Transcribe the whole listing without a single picture.

· · ·

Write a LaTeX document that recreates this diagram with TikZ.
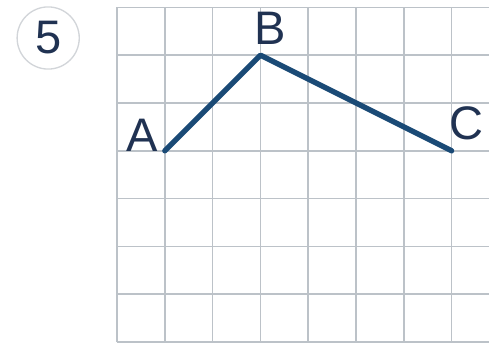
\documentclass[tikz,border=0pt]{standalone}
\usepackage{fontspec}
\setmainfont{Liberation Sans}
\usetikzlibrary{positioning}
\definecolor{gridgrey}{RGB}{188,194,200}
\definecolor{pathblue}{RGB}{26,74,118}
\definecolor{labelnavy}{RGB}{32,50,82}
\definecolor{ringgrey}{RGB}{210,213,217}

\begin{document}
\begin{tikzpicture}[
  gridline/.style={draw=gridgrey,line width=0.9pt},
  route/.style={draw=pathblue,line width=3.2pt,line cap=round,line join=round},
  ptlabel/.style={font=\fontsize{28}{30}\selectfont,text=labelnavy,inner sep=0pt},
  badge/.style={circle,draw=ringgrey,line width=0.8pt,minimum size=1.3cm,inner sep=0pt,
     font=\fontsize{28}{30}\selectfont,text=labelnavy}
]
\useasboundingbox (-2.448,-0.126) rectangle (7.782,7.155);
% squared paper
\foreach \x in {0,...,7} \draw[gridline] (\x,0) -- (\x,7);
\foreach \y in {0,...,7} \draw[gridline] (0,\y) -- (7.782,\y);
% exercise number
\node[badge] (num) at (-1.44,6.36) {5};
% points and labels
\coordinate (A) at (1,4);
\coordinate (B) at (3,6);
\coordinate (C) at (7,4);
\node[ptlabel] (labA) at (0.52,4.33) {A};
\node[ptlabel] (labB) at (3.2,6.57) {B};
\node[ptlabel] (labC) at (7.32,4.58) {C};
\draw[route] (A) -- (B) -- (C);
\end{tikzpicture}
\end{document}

· · ·

> **Result of the exercise**
Write a LaTeX document that recreates this diagram with TikZ.
\documentclass[tikz,border=0pt]{standalone}
\usepackage{fontspec}
\setmainfont{Liberation Sans}
\usetikzlibrary{positioning}
\definecolor{gridgrey}{RGB}{188,194,200}
\definecolor{pathblue}{RGB}{26,74,118}
\definecolor{labelnavy}{RGB}{32,50,82}
\definecolor{ringgrey}{RGB}{210,213,217}

\begin{document}
\begin{tikzpicture}[
  gridline/.style={draw=gridgrey,line width=0.9pt},
  route/.style={draw=pathblue,line width=3.2pt,line cap=round,line join=round},
  ptlabel/.style={font=\fontsize{28}{30}\selectfont,text=labelnavy,inner sep=0pt},
  badge/.style={circle,draw=ringgrey,line width=0.8pt,minimum size=1.3cm,inner sep=0pt,
     font=\fontsize{28}{30}\selectfont,text=labelnavy}
]
\useasboundingbox (-2.448,-0.126) rectangle (7.782,7.155);
% squared paper
\foreach \x in {0,...,7} \draw[gridline] (\x,0) -- (\x,7);
\foreach \y in {0,...,7} \draw[gridline] (0,\y) -- (7.782,\y);
% exercise number
\node[badge] (num) at (-1.44,6.36) {5};
% points and labels
\coordinate (A) at (1,4);
\coordinate (B) at (3,6);
\coordinate (C) at (7,4);
\node[ptlabel] (labA) at (0.52,4.33) {A};
\node[ptlabel] (labB) at (3.2,6.57) {B};
\node[ptlabel] (labC) at (7.32,4.58) {C};
\draw[route] (A) -- (B) -- (C);
\end{tikzpicture}
\end{document}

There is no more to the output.